-- start Recorded data --

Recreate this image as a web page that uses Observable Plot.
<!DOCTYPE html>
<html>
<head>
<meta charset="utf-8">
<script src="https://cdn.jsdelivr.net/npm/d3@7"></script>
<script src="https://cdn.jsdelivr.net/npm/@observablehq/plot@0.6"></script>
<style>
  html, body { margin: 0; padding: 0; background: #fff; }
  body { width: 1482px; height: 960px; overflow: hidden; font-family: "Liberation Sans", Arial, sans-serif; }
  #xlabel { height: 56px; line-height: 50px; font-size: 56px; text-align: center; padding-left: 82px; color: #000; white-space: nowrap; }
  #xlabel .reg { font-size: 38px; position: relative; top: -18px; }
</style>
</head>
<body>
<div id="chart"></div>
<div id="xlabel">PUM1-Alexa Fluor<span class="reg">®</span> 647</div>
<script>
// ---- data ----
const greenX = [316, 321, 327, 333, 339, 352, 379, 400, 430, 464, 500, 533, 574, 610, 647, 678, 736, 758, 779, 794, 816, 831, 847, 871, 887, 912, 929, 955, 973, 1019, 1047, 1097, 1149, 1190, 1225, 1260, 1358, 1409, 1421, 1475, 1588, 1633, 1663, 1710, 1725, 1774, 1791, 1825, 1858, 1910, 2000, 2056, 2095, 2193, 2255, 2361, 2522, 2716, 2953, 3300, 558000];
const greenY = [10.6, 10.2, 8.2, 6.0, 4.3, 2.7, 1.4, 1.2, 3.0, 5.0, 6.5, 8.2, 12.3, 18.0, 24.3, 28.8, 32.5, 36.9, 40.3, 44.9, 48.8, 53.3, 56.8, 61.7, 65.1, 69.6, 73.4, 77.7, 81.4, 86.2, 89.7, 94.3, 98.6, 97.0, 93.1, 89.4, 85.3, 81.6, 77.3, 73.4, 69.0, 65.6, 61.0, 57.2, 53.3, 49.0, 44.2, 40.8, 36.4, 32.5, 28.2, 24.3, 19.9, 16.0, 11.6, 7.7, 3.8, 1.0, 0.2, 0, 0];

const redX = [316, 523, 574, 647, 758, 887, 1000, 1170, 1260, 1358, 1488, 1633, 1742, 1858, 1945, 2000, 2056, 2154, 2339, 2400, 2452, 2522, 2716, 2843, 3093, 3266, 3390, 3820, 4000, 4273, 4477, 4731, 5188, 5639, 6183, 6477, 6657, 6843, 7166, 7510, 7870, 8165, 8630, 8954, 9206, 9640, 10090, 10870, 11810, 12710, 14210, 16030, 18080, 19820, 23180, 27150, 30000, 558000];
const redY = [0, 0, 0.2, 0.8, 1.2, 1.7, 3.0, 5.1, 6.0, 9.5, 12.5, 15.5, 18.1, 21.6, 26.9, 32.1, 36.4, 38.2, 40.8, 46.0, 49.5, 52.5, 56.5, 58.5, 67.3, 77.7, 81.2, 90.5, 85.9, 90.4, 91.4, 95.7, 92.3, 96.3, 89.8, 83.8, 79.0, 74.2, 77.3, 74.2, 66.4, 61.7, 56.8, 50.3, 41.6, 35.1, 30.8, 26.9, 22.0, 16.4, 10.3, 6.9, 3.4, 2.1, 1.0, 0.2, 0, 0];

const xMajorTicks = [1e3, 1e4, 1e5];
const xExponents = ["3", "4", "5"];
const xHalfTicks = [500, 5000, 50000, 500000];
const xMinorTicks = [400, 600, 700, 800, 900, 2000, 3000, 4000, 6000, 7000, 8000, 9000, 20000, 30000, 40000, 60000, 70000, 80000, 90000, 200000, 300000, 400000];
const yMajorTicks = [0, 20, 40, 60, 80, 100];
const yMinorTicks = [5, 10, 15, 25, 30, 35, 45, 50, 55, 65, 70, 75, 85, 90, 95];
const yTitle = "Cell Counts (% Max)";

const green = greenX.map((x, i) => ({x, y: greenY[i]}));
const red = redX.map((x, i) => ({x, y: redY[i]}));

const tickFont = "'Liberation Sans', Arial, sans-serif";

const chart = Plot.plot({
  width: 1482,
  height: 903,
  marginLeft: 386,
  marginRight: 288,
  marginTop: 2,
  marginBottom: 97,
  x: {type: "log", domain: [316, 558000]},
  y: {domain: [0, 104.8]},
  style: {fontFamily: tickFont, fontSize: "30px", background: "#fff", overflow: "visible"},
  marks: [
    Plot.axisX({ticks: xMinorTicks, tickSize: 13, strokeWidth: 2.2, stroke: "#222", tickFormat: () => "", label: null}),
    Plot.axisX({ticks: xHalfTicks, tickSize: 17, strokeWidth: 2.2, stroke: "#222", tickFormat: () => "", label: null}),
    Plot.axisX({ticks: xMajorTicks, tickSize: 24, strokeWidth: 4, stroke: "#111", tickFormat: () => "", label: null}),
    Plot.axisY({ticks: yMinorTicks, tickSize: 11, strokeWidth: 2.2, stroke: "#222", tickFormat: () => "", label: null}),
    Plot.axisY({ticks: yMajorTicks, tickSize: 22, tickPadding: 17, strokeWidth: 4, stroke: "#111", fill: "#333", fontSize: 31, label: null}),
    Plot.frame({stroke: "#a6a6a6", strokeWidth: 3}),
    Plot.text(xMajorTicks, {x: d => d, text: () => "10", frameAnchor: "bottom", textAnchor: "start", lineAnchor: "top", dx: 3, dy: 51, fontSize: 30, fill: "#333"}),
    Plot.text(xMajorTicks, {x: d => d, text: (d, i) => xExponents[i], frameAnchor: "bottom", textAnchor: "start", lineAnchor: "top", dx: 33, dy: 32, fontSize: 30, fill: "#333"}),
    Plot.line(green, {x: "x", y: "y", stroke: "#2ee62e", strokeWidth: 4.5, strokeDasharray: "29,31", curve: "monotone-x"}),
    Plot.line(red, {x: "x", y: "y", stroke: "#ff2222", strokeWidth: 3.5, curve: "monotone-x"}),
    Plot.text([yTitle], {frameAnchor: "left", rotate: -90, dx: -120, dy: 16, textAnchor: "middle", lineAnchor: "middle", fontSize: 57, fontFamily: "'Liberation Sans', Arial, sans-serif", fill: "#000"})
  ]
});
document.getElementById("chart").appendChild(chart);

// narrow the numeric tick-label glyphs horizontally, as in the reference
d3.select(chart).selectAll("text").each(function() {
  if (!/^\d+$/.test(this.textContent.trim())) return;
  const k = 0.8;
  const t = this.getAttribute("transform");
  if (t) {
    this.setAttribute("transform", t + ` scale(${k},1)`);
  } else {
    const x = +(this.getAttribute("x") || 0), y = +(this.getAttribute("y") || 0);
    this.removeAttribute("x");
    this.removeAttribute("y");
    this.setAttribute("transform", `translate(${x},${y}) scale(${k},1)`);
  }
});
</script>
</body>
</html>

-- end Recorded data --

» **What the task asks**
Return the listing above in its exact form.

» **Written response**
Recreate this image as a web page that uses Observable Plot.
<!DOCTYPE html>
<html>
<head>
<meta charset="utf-8">
<script src="https://cdn.jsdelivr.net/npm/d3@7"></script>
<script src="https://cdn.jsdelivr.net/npm/@observablehq/plot@0.6"></script>
<style>
  html, body { margin: 0; padding: 0; background: #fff; }
  body { width: 1482px; height: 960px; overflow: hidden; font-family: "Liberation Sans", Arial, sans-serif; }
  #xlabel { height: 56px; line-height: 50px; font-size: 56px; text-align: center; padding-left: 82px; color: #000; white-space: nowrap; }
  #xlabel .reg { font-size: 38px; position: relative; top: -18px; }
</style>
</head>
<body>
<div id="chart"></div>
<div id="xlabel">PUM1-Alexa Fluor<span class="reg">®</span> 647</div>
<script>
// ---- data ----
const greenX = [316, 321, 327, 333, 339, 352, 379, 400, 430, 464, 500, 533, 574, 610, 647, 678, 736, 758, 779, 794, 816, 831, 847, 871, 887, 912, 929, 955, 973, 1019, 1047, 1097, 1149, 1190, 1225, 1260, 1358, 1409, 1421, 1475, 1588, 1633, 1663, 1710, 1725, 1774, 1791, 1825, 1858, 1910, 2000, 2056, 2095, 2193, 2255, 2361, 2522, 2716, 2953, 3300, 558000];
const greenY = [10.6, 10.2, 8.2, 6.0, 4.3, 2.7, 1.4, 1.2, 3.0, 5.0, 6.5, 8.2, 12.3, 18.0, 24.3, 28.8, 32.5, 36.9, 40.3, 44.9, 48.8, 53.3, 56.8, 61.7, 65.1, 69.6, 73.4, 77.7, 81.4, 86.2, 89.7, 94.3, 98.6, 97.0, 93.1, 89.4, 85.3, 81.6, 77.3, 73.4, 69.0, 65.6, 61.0, 57.2, 53.3, 49.0, 44.2, 40.8, 36.4, 32.5, 28.2, 24.3, 19.9, 16.0, 11.6, 7.7, 3.8, 1.0, 0.2, 0, 0];

const redX = [316, 523, 574, 647, 758, 887, 1000, 1170, 1260, 1358, 1488, 1633, 1742, 1858, 1945, 2000, 2056, 2154, 2339, 2400, 2452, 2522, 2716, 2843, 3093, 3266, 3390, 3820, 4000, 4273, 4477, 4731, 5188, 5639, 6183, 6477, 6657, 6843, 7166, 7510, 7870, 8165, 8630, 8954, 9206, 9640, 10090, 10870, 11810, 12710, 14210, 16030, 18080, 19820, 23180, 27150, 30000, 558000];
const redY = [0, 0, 0.2, 0.8, 1.2, 1.7, 3.0, 5.1, 6.0, 9.5, 12.5, 15.5, 18.1, 21.6, 26.9, 32.1, 36.4, 38.2, 40.8, 46.0, 49.5, 52.5, 56.5, 58.5, 67.3, 77.7, 81.2, 90.5, 85.9, 90.4, 91.4, 95.7, 92.3, 96.3, 89.8, 83.8, 79.0, 74.2, 77.3, 74.2, 66.4, 61.7, 56.8, 50.3, 41.6, 35.1, 30.8, 26.9, 22.0, 16.4, 10.3, 6.9, 3.4, 2.1, 1.0, 0.2, 0, 0];

const xMajorTicks = [1e3, 1e4, 1e5];
const xExponents = ["3", "4", "5"];
const xHalfTicks = [500, 5000, 50000, 500000];
const xMinorTicks = [400, 600, 700, 800, 900, 2000, 3000, 4000, 6000, 7000, 8000, 9000, 20000, 30000, 40000, 60000, 70000, 80000, 90000, 200000, 300000, 400000];
const yMajorTicks = [0, 20, 40, 60, 80, 100];
const yMinorTicks = [5, 10, 15, 25, 30, 35, 45, 50, 55, 65, 70, 75, 85, 90, 95];
const yTitle = "Cell Counts (% Max)";

const green = greenX.map((x, i) => ({x, y: greenY[i]}));
const red = redX.map((x, i) => ({x, y: redY[i]}));

const tickFont = "'Liberation Sans', Arial, sans-serif";

const chart = Plot.plot({
  width: 1482,
  height: 903,
  marginLeft: 386,
  marginRight: 288,
  marginTop: 2,
  marginBottom: 97,
  x: {type: "log", domain: [316, 558000]},
  y: {domain: [0, 104.8]},
  style: {fontFamily: tickFont, fontSize: "30px", background: "#fff", overflow: "visible"},
  marks: [
    Plot.axisX({ticks: xMinorTicks, tickSize: 13, strokeWidth: 2.2, stroke: "#222", tickFormat: () => "", label: null}),
    Plot.axisX({ticks: xHalfTicks, tickSize: 17, strokeWidth: 2.2, stroke: "#222", tickFormat: () => "", label: null}),
    Plot.axisX({ticks: xMajorTicks, tickSize: 24, strokeWidth: 4, stroke: "#111", tickFormat: () => "", label: null}),
    Plot.axisY({ticks: yMinorTicks, tickSize: 11, strokeWidth: 2.2, stroke: "#222", tickFormat: () => "", label: null}),
    Plot.axisY({ticks: yMajorTicks, tickSize: 22, tickPadding: 17, strokeWidth: 4, stroke: "#111", fill: "#333", fontSize: 31, label: null}),
    Plot.frame({stroke: "#a6a6a6", strokeWidth: 3}),
    Plot.text(xMajorTicks, {x: d => d, text: () => "10", frameAnchor: "bottom", textAnchor: "start", lineAnchor: "top", dx: 3, dy: 51, fontSize: 30, fill: "#333"}),
    Plot.text(xMajorTicks, {x: d => d, text: (d, i) => xExponents[i], frameAnchor: "bottom", textAnchor: "start", lineAnchor: "top", dx: 33, dy: 32, fontSize: 30, fill: "#333"}),
    Plot.line(green, {x: "x", y: "y", stroke: "#2ee62e", strokeWidth: 4.5, strokeDasharray: "29,31", curve: "monotone-x"}),
    Plot.line(red, {x: "x", y: "y", stroke: "#ff2222", strokeWidth: 3.5, curve: "monotone-x"}),
    Plot.text([yTitle], {frameAnchor: "left", rotate: -90, dx: -120, dy: 16, textAnchor: "middle", lineAnchor: "middle", fontSize: 57, fontFamily: "'Liberation Sans', Arial, sans-serif", fill: "#000"})
  ]
});
document.getElementById("chart").appendChild(chart);

// narrow the numeric tick-label glyphs horizontally, as in the reference
d3.select(chart).selectAll("text").each(function() {
  if (!/^\d+$/.test(this.textContent.trim())) return;
  const k = 0.8;
  const t = this.getAttribute("transform");
  if (t) {
    this.setAttribute("transform", t + ` scale(${k},1)`);
  } else {
    const x = +(this.getAttribute("x") || 0), y = +(this.getAttribute("y") || 0);
    this.removeAttribute("x");
    this.removeAttribute("y");
    this.setAttribute("transform", `translate(${x},${y}) scale(${k},1)`);
  }
});
</script>
</body>
</html>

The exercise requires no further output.